● **Exercise requirements**
Leave out the pictures, and write out exactly the lines from the beginning of the material to the line holding "label_px = [157, 272, 386, 500, 615, 729, 844, 958]", that line included, and nothing else.

--- --- ---

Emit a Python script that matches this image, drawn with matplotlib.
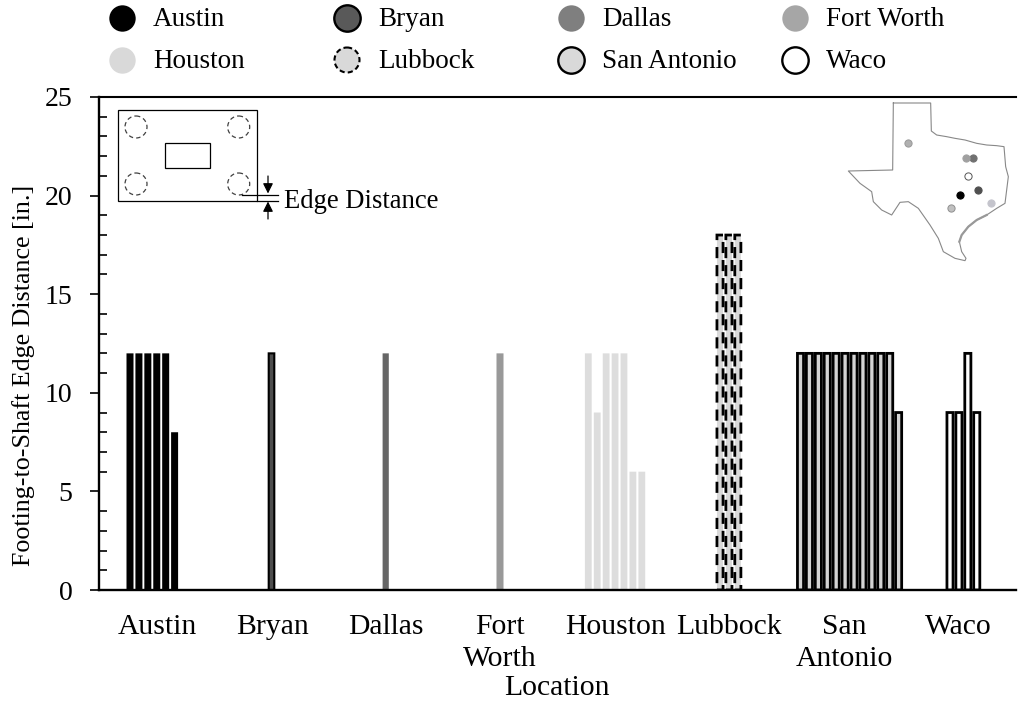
import numpy as np
import matplotlib
matplotlib.use('Agg')
import matplotlib.pyplot as plt

plt.rcParams['font.family'] = ['Liberation Serif', 'DejaVu Sans']

# values
locations = ['Austin', 'Bryan', 'Dallas', 'Fort Worth', 'Houston', 'Lubbock', 'San Antonio', 'Waco']
austin = [12, 12, 12, 12, 12, 8]
bryan = [12]
dallas = [12]
fort_worth = [12]
houston = [12, 9, 12, 12, 12, 6, 6]
lubbock = [18, 18, 18]
san_antonio = [12, 12, 12, 12, 12, 12, 12, 12, 12, 12, 12, 9]
waco = [9, 9, 12, 9]
series = [austin, bryan, dallas, fort_worth, houston, lubbock, san_antonio, waco]

tick_labels = ['Austin', 'Bryan', 'Dallas', 'Fort\nWorth', 'Houston', 'Lubbock', 'San\nAntonio', 'Waco']

# layout: pixels of the original picture
W, H = 1020, 702
L, R, T, B = 99.5, 1016, 97, 590
slot = 8.92
first_bar_px = [130, 271.5, 385.7, 500, 588.3, 720, 800.5, 950]
label_px = [157, 272, 386, 500, 615, 729, 844, 958]

# (style, bar width)
styles = [
    (dict(color='black', edgecolor='black', linewidth=0), 7.0),
    (dict(color='#4d4d4d', edgecolor='black', linewidth=1.5), 5.6),
    (dict(color='#666666', edgecolor='#666666', linewidth=0), 6.2),
    (dict(color='#999999', edgecolor='#999999', linewidth=0), 7.0),
    (dict(color='#dddddd', edgecolor='#dddddd', linewidth=0), 6.8),
    (dict(color='#d9d9d9', edgecolor='black', linewidth=2.0, linestyle=(0, (4, 2.5))), 6.1),
    (dict(color='#d4d4d4', edgecolor='black', linewidth=2.0), 6.1),
    (dict(color='white', edgecolor='black', linewidth=2.0), 6.1),
]
marker_styles = [
    dict(mfc='black', mec='black', mew=0),
    dict(mfc='#595959', mec='black', mew=1.7),
    dict(mfc='#7f7f7f', mec='#7f7f7f', mew=0),
    dict(mfc='#a6a6a6', mec='#a6a6a6', mew=0),
    dict(mfc='#d9d9d9', mec='#d9d9d9', mew=0),
    dict(mfc='#d9d9d9', mec='black', mew=1.5),
    dict(mfc='#d9d9d9', mec='black', mew=1.7),
    dict(mfc='white', mec='black', mew=1.7),
]

fig = plt.figure(figsize=(W / 100, H / 100), dpi=100)
ax = fig.add_axes([L / W, 1 - B / H, (R - L) / W, (B - T) / H])
ax.set_xlim(L, R)
ax.set_ylim(0, 25)

for vals, start, (st, bw) in zip(series, first_bar_px, styles):
    xs = start + slot * np.arange(len(vals))
    ax.bar(xs, vals, width=bw, snap=False, **st)

ax.spines['top'].set_linewidth(1.5)
ax.spines['left'].set_linewidth(1.7)
ax.spines['bottom'].set_linewidth(1.7)
ax.spines['right'].set_visible(False)

ax.set_yticks(np.arange(0, 26, 5))
ax.set_yticks(np.arange(0, 25, 1), minor=True)
ax.tick_params(axis='y', which='major', direction='out', length=6.5, width=1.2, labelsize=20, pad=13)
ax.tick_params(axis='y', which='minor', direction='in', length=6, width=1.2)
ax.set_xticks(label_px)
ax.set_xticklabels(tick_labels, fontsize=21.3, linespacing=1.31)
ax.tick_params(axis='x', length=0, pad=17)

# overlay in picture pixels for axis titles, legend and the two sketches
ov = fig.add_axes([0, 0, 1, 1], facecolor='none')
ov.set_xlim(0, W)
ov.set_ylim(H, 0)
ov.axis('off')

ov.text(24, 375, 'Footing-to-Shaft Edge Distance [in.]', fontsize=18.7, rotation=90, ha='center', va='center')
ov.text(557, 688, 'Location', fontsize=21.3, ha='center', va='center')

# legend
leg_x = [122, 347, 571, 795]
leg_y = [18, 60]
for i, name in enumerate(locations):
    x = leg_x[i % 4]
    y = leg_y[i // 4]
    if name == 'Lubbock':
        ov.add_patch(plt.Circle((x, y), 12.5, fc='#d9d9d9', ec='black', lw=1.5, ls=(0, (2.5, 1.5))))
    else:
        ov.plot([x], [y], 'o', ms=19, **marker_styles[i])
    ov.text(x + 31, y + 2, name, fontsize=19.5, va='center', ha='left')

# footing sketch
ov.add_patch(plt.Rectangle((117.7, 110), 139.6, 90.7, fc='none', ec='black', lw=0.9))
ov.add_patch(plt.Rectangle((165, 143), 45, 24.7, fc='none', ec='black', lw=0.9))
for cx in (136, 238.7):
    for cy in (127, 184):
        ov.add_patch(plt.Circle((cx, cy), 11, fc='none', ec='#404040', lw=0.9, ls=(0, (3.5, 2.5))))
ov.plot([241.7, 278], [194.7, 194.7], color='black', lw=0.9)
ov.plot([257, 278], [200.7, 200.7], color='black', lw=0.9)
ov.annotate('', xy=(268, 193.5), xytext=(268, 176),
            arrowprops=dict(arrowstyle='-|>', color='black', lw=0.9, mutation_scale=15, shrinkA=0, shrinkB=0))
ov.annotate('', xy=(268, 201.5), xytext=(268, 219),
            arrowprops=dict(arrowstyle='-|>', color='black', lw=0.9, mutation_scale=15, shrinkA=0, shrinkB=0))
ov.text(284, 201, 'Edge Distance', fontsize=19.2, va='center', ha='left')

# Texas outline
tx = np.array([(160, 24), (272, 24), (274, 108), (290, 120), (320, 125), (345, 130), (375, 135), (410, 145),
               (440, 150), (470, 152), (492, 155), (497, 215), (505, 245), (500, 285), (495, 325), (470, 340),
               (440, 360), (410, 375), (385, 395), (365, 420), (358, 440), (365, 470), (378, 490), (375, 497),
               (345, 490), (310, 470), (295, 430), (270, 390), (235, 340), (205, 320), (180, 322), (155, 360),
               (125, 345), (100, 320), (95, 290), (60, 265), (25, 228), (158, 225), (160, 24)], dtype=float)
ov.plot(tx[:, 0] / 3 + 840, tx[:, 1] / 3 + 95, color='#888888', lw=0.8)
ov.plot(tx[16:21, 0] / 3 + 840, tx[16:21, 1] / 3 + 95, color='#999999', lw=1.6)

city_dots = [(361, 300), (414, 284), (398, 188), (378, 189), (452, 323), (204, 144), (333, 338), (385, 243)]
dot_fill = ['black', '#505050', '#707070', '#a0a0a0', '#c4c4cc', '#b0b0b0', '#c0c0c0', 'white']
dot_edge = ['black', '#505050', '#707070', '#a0a0a0', '#c4c4cc', '#999999', '#909090', '#555555']
for (dx, dy), fc, ec in zip(city_dots, dot_fill, dot_edge):
    ov.plot([dx / 3 + 840], [dy / 3 + 95], 'o', ms=5.2, mfc=fc, mec=ec, mew=0.7)

fig.savefig('out.png', dpi=100)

--- --- ---

● **Answer below**
Emit a Python script that matches this image, drawn with matplotlib.
import numpy as np
import matplotlib
matplotlib.use('Agg')
import matplotlib.pyplot as plt

plt.rcParams['font.family'] = ['Liberation Serif', 'DejaVu Sans']

# values
locations = ['Austin', 'Bryan', 'Dallas', 'Fort Worth', 'Houston', 'Lubbock', 'San Antonio', 'Waco']
austin = [12, 12, 12, 12, 12, 8]
bryan = [12]
dallas = [12]
fort_worth = [12]
houston = [12, 9, 12, 12, 12, 6, 6]
lubbock = [18, 18, 18]
san_antonio = [12, 12, 12, 12, 12, 12, 12, 12, 12, 12, 12, 9]
waco = [9, 9, 12, 9]
series = [austin, bryan, dallas, fort_worth, houston, lubbock, san_antonio, waco]

tick_labels = ['Austin', 'Bryan', 'Dallas', 'Fort\nWorth', 'Houston', 'Lubbock', 'San\nAntonio', 'Waco']

# layout: pixels of the original picture
W, H = 1020, 702
L, R, T, B = 99.5, 1016, 97, 590
slot = 8.92
first_bar_px = [130, 271.5, 385.7, 500, 588.3, 720, 800.5, 950]
label_px = [157, 272, 386, 500, 615, 729, 844, 958]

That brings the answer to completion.